▶ **Collected data**
= = = =

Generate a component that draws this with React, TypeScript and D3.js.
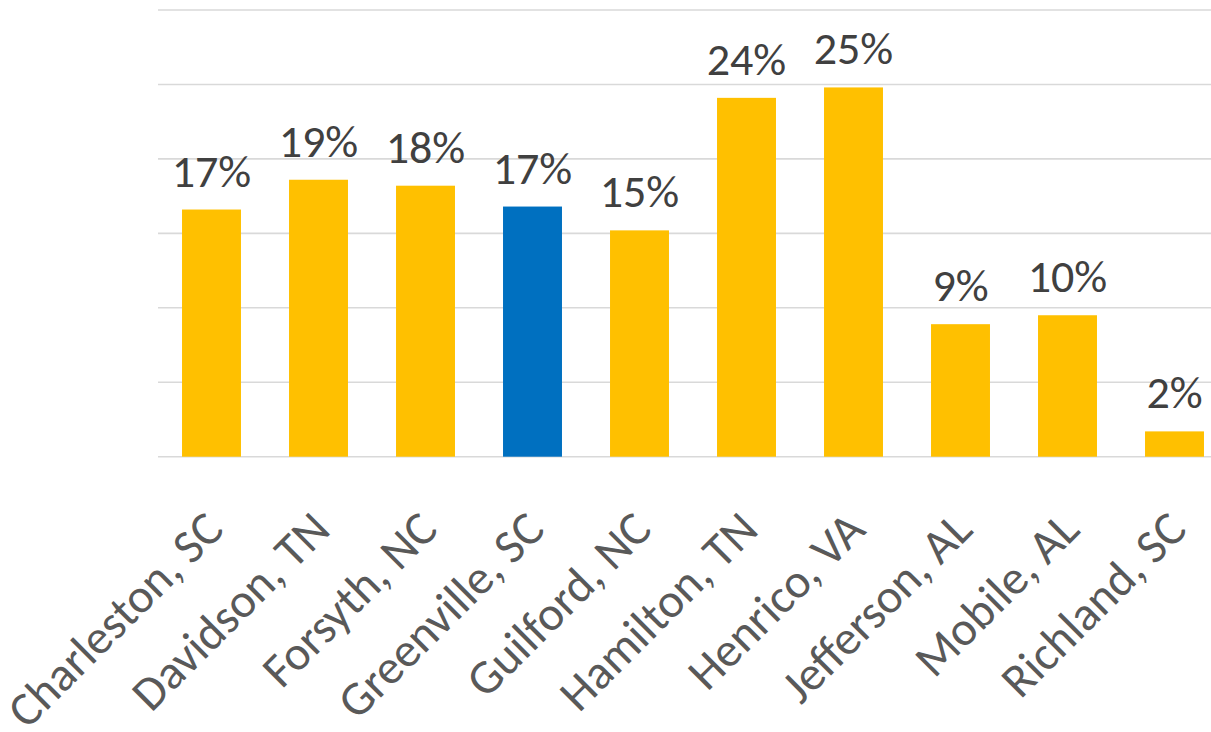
import { useEffect, useRef } from 'react'
import * as d3 from 'd3'

const categories = [
  'Charleston, SC',
  'Davidson, TN',
  'Forsyth, NC',
  'Greenville, SC',
  'Guilford, NC',
  'Hamilton, TN',
  'Henrico, VA',
  'Jefferson, AL',
  'Mobile, AL',
  'Richland, SC',
]
const values = [16.6, 18.6, 18.2, 16.8, 15.2, 24.1, 24.8, 8.9, 9.5, 1.7]
const highlighted = ['Greenville, SC']
const gridTicks = [0, 5, 10, 15, 20, 25, 30]

const WIDTH = 1211
const HEIGHT = 732
const FONT = 'Carlito, Calibri, Lato, sans-serif'

export default function App() {
  const svgRef = useRef<SVGSVGElement>(null)

  useEffect(() => {
    const svg = d3.select(svgRef.current)
    svg.selectAll('*').remove()

    const data = categories.map((c, i) => ({ label: c, value: values[i] }))

    const x = d3
      .scaleBand()
      .domain(categories)
      .range([158, 1228])
      .paddingInner(0.449)
      .paddingOuter(0.2245)

    const y = d3.scaleLinear().domain([0, 30]).range([456.7, 10])

    // gridlines
    svg
      .append('g')
      .selectAll('line')
      .data(gridTicks)
      .join('line')
      .attr('x1', 158)
      .attr('x2', WIDTH)
      .attr('y1', (d) => y(d))
      .attr('y2', (d) => y(d))
      .attr('stroke', '#d9d9d9')
      .attr('stroke-width', 1.6)

    svg
      .append('g')
      .selectAll('rect')
      .data(data)
      .join('rect')
      .attr('x', (d) => x(d.label)!)
      .attr('width', x.bandwidth())
      .attr('y', (d) => y(d.value))
      .attr('height', (d) => y(0) - y(d.value))
      .attr('fill', (d) => (highlighted.includes(d.label) ? '#0070c0' : '#ffc000'))

    // value labels
    svg
      .append('g')
      .selectAll('text')
      .data(data)
      .join('text')
      .attr('x', (d) => x(d.label)! + x.bandwidth() / 2)
      .attr('y', (d) => y(d.value) - 23)
      .attr('text-anchor', 'middle')
      .attr('font-family', FONT)
      .attr('font-size', 46)
      .attr('fill', '#404040')
      .text((d) => `${Math.round(d.value)}%`)

    // category labels, rotated
    svg
      .append('g')
      .selectAll('text')
      .data(data)
      .join('text')
      .attr(
        'transform',
        (d) => `translate(${x(d.label)! + x.bandwidth() / 2 + 14},532) rotate(-45)`
      )
      .attr('text-anchor', 'end')
      .attr('font-family', FONT)
      .attr('font-size', 48)
      .attr('fill', '#595959')
      .text((d) => d.label)
  }, [])

  return (
    <svg
      ref={svgRef}
      width={WIDTH}
      height={HEIGHT}
      style={{ position: 'absolute', left: 0, top: 0, background: '#fff' }}
    />
  )
}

= = = =

▶ **Stated exercise**
All of the data above should be quoted exactly, except for the pictures.

▶ **Exercise solution**
Generate a component that draws this with React, TypeScript and D3.js.
import { useEffect, useRef } from 'react'
import * as d3 from 'd3'

const categories = [
  'Charleston, SC',
  'Davidson, TN',
  'Forsyth, NC',
  'Greenville, SC',
  'Guilford, NC',
  'Hamilton, TN',
  'Henrico, VA',
  'Jefferson, AL',
  'Mobile, AL',
  'Richland, SC',
]
const values = [16.6, 18.6, 18.2, 16.8, 15.2, 24.1, 24.8, 8.9, 9.5, 1.7]
const highlighted = ['Greenville, SC']
const gridTicks = [0, 5, 10, 15, 20, 25, 30]

const WIDTH = 1211
const HEIGHT = 732
const FONT = 'Carlito, Calibri, Lato, sans-serif'

export default function App() {
  const svgRef = useRef<SVGSVGElement>(null)

  useEffect(() => {
    const svg = d3.select(svgRef.current)
    svg.selectAll('*').remove()

    const data = categories.map((c, i) => ({ label: c, value: values[i] }))

    const x = d3
      .scaleBand()
      .domain(categories)
      .range([158, 1228])
      .paddingInner(0.449)
      .paddingOuter(0.2245)

    const y = d3.scaleLinear().domain([0, 30]).range([456.7, 10])

    // gridlines
    svg
      .append('g')
      .selectAll('line')
      .data(gridTicks)
      .join('line')
      .attr('x1', 158)
      .attr('x2', WIDTH)
      .attr('y1', (d) => y(d))
      .attr('y2', (d) => y(d))
      .attr('stroke', '#d9d9d9')
      .attr('stroke-width', 1.6)

    svg
      .append('g')
      .selectAll('rect')
      .data(data)
      .join('rect')
      .attr('x', (d) => x(d.label)!)
      .attr('width', x.bandwidth())
      .attr('y', (d) => y(d.value))
      .attr('height', (d) => y(0) - y(d.value))
      .attr('fill', (d) => (highlighted.includes(d.label) ? '#0070c0' : '#ffc000'))

    // value labels
    svg
      .append('g')
      .selectAll('text')
      .data(data)
      .join('text')
      .attr('x', (d) => x(d.label)! + x.bandwidth() / 2)
      .attr('y', (d) => y(d.value) - 23)
      .attr('text-anchor', 'middle')
      .attr('font-family', FONT)
      .attr('font-size', 46)
      .attr('fill', '#404040')
      .text((d) => `${Math.round(d.value)}%`)

    // category labels, rotated
    svg
      .append('g')
      .selectAll('text')
      .data(data)
      .join('text')
      .attr(
        'transform',
        (d) => `translate(${x(d.label)! + x.bandwidth() / 2 + 14},532) rotate(-45)`
      )
      .attr('text-anchor', 'end')
      .attr('font-family', FONT)
      .attr('font-size', 48)
      .attr('fill', '#595959')
      .text((d) => d.label)
  }, [])

  return (
    <svg
      ref={svgRef}
      width={WIDTH}
      height={HEIGHT}
      style={{ position: 'absolute', left: 0, top: 0, background: '#fff' }}
    />
  )
}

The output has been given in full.